Introducción
La palabra de Dios de este domingo, cuando aún está muy reciente la conmemoración de los fieles difuntos, sigue insistiendo en el misterio de la vida después de la muerte: «esperamos la resurrección de los muertos y la vida del mundo futuro». Estas palabras del Credo nos recuerdan que no estamos destinados a la nada, sino que, por don de Dios, nuestro horizonte se abre a la promesa de una vida plena después de esta existencia terrena.

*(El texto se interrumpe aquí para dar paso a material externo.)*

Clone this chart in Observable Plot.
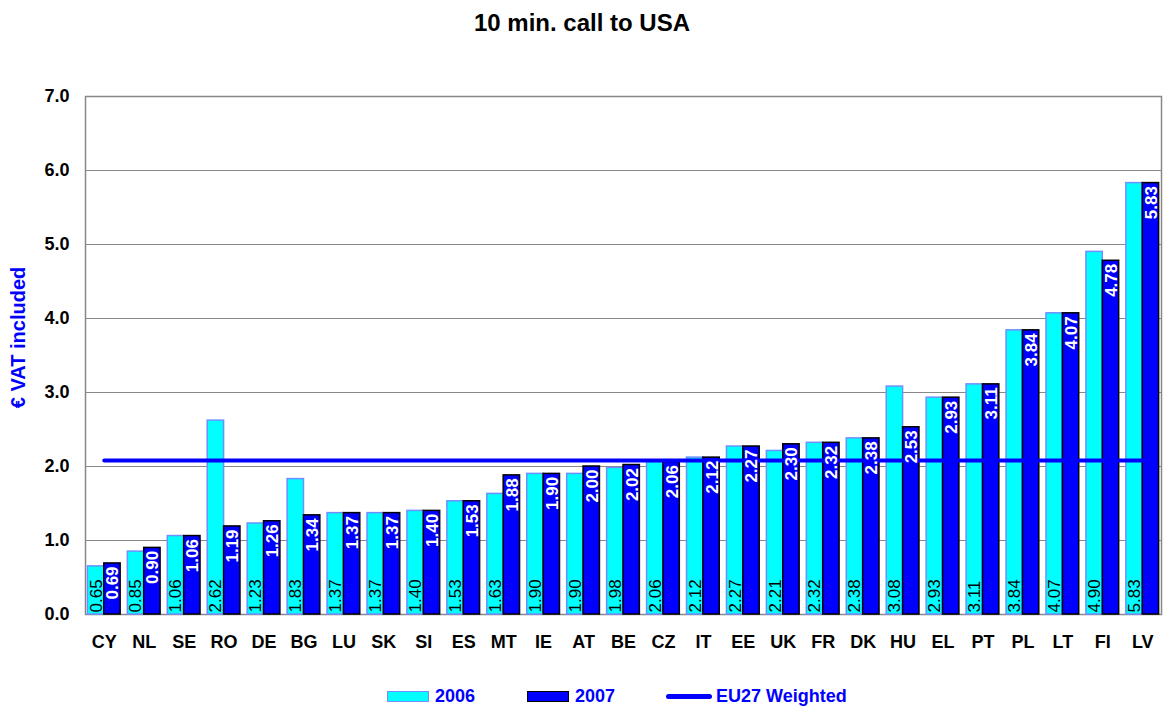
<!DOCTYPE html>
<html>
<head>
<meta charset="utf-8">
<script src="https://cdn.jsdelivr.net/npm/d3@7"></script>
<script src="https://cdn.jsdelivr.net/npm/@observablehq/plot@0.6"></script>
<style>
  body { margin: 0; background: #fff; font-family: Arial, "Liberation Sans", sans-serif; }
  #wrap { position: relative; width: 1164px; height: 709px; }
  #title { position: absolute; left: 0; top: 9px; width: 1164px; text-align: center; font-weight: bold; font-size: 24px; color: #000; }
  #chart { position: absolute; left: 0; top: 50px; }
  .leg { position: absolute; top: 686px; font-weight: bold; font-size: 18px; line-height: 21px; color: #0000ff; display: flex; align-items: center; }
  .sw { display: inline-block; width: 42px; height: 11px; margin-right: 6px; box-sizing: border-box; }
</style>
</head>
<body>
<div id="wrap">
  <div id="title">10 min. call to USA</div>
  <div id="chart"></div>
  <div class="leg" style="left:387px"><span class="sw" style="background:#00ffff;border:1.5px solid #6f8fff"></span>2006</div>
  <div class="leg" style="left:527px"><span class="sw" style="background:#0000ff;border:1.5px solid #000"></span>2007</div>
  <div class="leg" style="left:666px"><span class="sw" style="height:5px;background:#0000ff;border-radius:3px;width:46px;margin-right:4px"></span>EU27 Weighted</div>
</div>
<script>
const countries = ["CY","NL","SE","RO","DE","BG","LU","SK","SI","ES","MT","IE","AT","BE","CZ","IT","EE","UK","FR","DK","HU","EL","PT","PL","LT","FI","LV"];
const v2006 = [0.65,0.85,1.06,2.62,1.23,1.83,1.37,1.37,1.40,1.53,1.63,1.90,1.90,1.98,2.06,2.12,2.27,2.21,2.32,2.38,3.08,2.93,3.11,3.84,4.07,4.90,5.83];
const v2007 = [0.69,0.90,1.06,1.19,1.26,1.34,1.37,1.37,1.40,1.53,1.88,1.90,2.00,2.02,2.06,2.12,2.27,2.30,2.32,2.38,2.53,2.93,3.11,3.84,4.07,4.78,5.83];
const eu27Weighted = 2.08;
const yTicks = [0,1,2,3,4,5,6,7];
const yLabel = "€ VAT included";

const d06 = countries.map((c,i) => ({country:c, value:v2006[i]}));
const d07 = countries.map((c,i) => ({country:c, value:v2007[i]}));
const dLine = countries.map(c => ({country:c, value:eu27Weighted}));

const font = "Arial, 'Liberation Sans', sans-serif";

function build(bw) {
  const q = bw / 4;
  return Plot.plot({
    width: 1164, height: 620,
    marginLeft: 85, marginRight: 3, marginTop: 46, marginBottom: 56,
    style: {fontFamily: font, background: "#fff", overflow: "visible"},
    x: {domain: countries, paddingInner: 0.18, paddingOuter: 0.06, round: false, label: null},
    y: {domain: [0, 7], label: null},
    marks: [
      Plot.ruleY(yTicks, {stroke: "#888", strokeWidth: 1}),
      Plot.frame({stroke: "#888", strokeWidth: 1.5}),
      Plot.barY(d06, {x: "country", y: "value", fill: "#00ffff", stroke: "#6f8fff", strokeWidth: 1.5, insetRight: bw/2}),
      Plot.barY(d07, {x: "country", y: "value", fill: "#0000ff", stroke: "#000", strokeWidth: 1.5, insetLeft: bw/2}),
      Plot.line(dLine, {x: "country", y: "value", stroke: "#0000ff", strokeWidth: 4}),
      Plot.text(d06, {x: "country", y: 0, text: d => d.value.toFixed(2), rotate: -90, textAnchor: "start", dx: -q, dy: -2, fill: "#000", fontSize: 17}),
      Plot.text(d07, {x: "country", y: "value", text: d => d.value.toFixed(2), rotate: -90, textAnchor: "end", dx: q + 0.5, dy: 3, fill: "#fff", fontSize: 17, fontWeight: "bold"}),
      Plot.axisY(yTicks, {tickSize: 0, tickPadding: 16, tickFormat: d3.format(".1f"), fontSize: 18, fontWeight: "bold", fill: "#000", label: null}),
      Plot.axisX({tickSize: 0, tickPadding: 21, fontSize: 18, fontWeight: "bold", fill: "#000", label: null}),
      Plot.text([yLabel], {frameAnchor: "left", textAnchor: "middle", dx: -67, dy: -18, rotate: -90, fill: "#0000ff", fontSize: 20, fontWeight: "bold"})
    ]
  });
}
const first = build(30);
const bw = first.scale("x").bandwidth;
document.getElementById("chart").appendChild(build(bw));
</script>
</body>
</html>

Es una invitación a meditar sobre este gran misterio de la vida cristiana, sobre el sentido del vivir y del morir, que de alguna manera siempre ha inquietado al ser humano. La fe en un Dios quenos ha creado para la vida y no para la muerte fue creciendo poco a poco en el Pueblo de Israel hasta culminar en la persona de Jesús. Con el don de su vida, muerte y resurrección él nos ha enseñado a vivir el presente con un significado nuevo, abriéndonos a un horizonte de eternidad insospechado.
Un porcentaje notable de la sociedad muestra poco interés por la eternidad; se preocupa, justamente, de alargar y mejorar la calidad de la vida aquí en la tierra. Pero es de lamentar la pérdida, o el olvido, de ese horizonte de eternidad, esencial para la plena realización de la vida humana. Como creyentes en Cristo ¿aceptamos el reto de dar testimonio de nuestra esperanza cristiana, en un mundo que siente un vacío de esperanza en el presente y en el futuro? En este sentido son muy oportunas las palabras de S. Pablo en su carta a los Tesalonicenses, parte de la liturgia de este domingo: “Que Dios nuestro Padre, que nos amó y nos dio gratuitamente un consuelo eterno y una feliz esperanza, os reconforte y fortalezca en toda obra y en toda palabra buena”.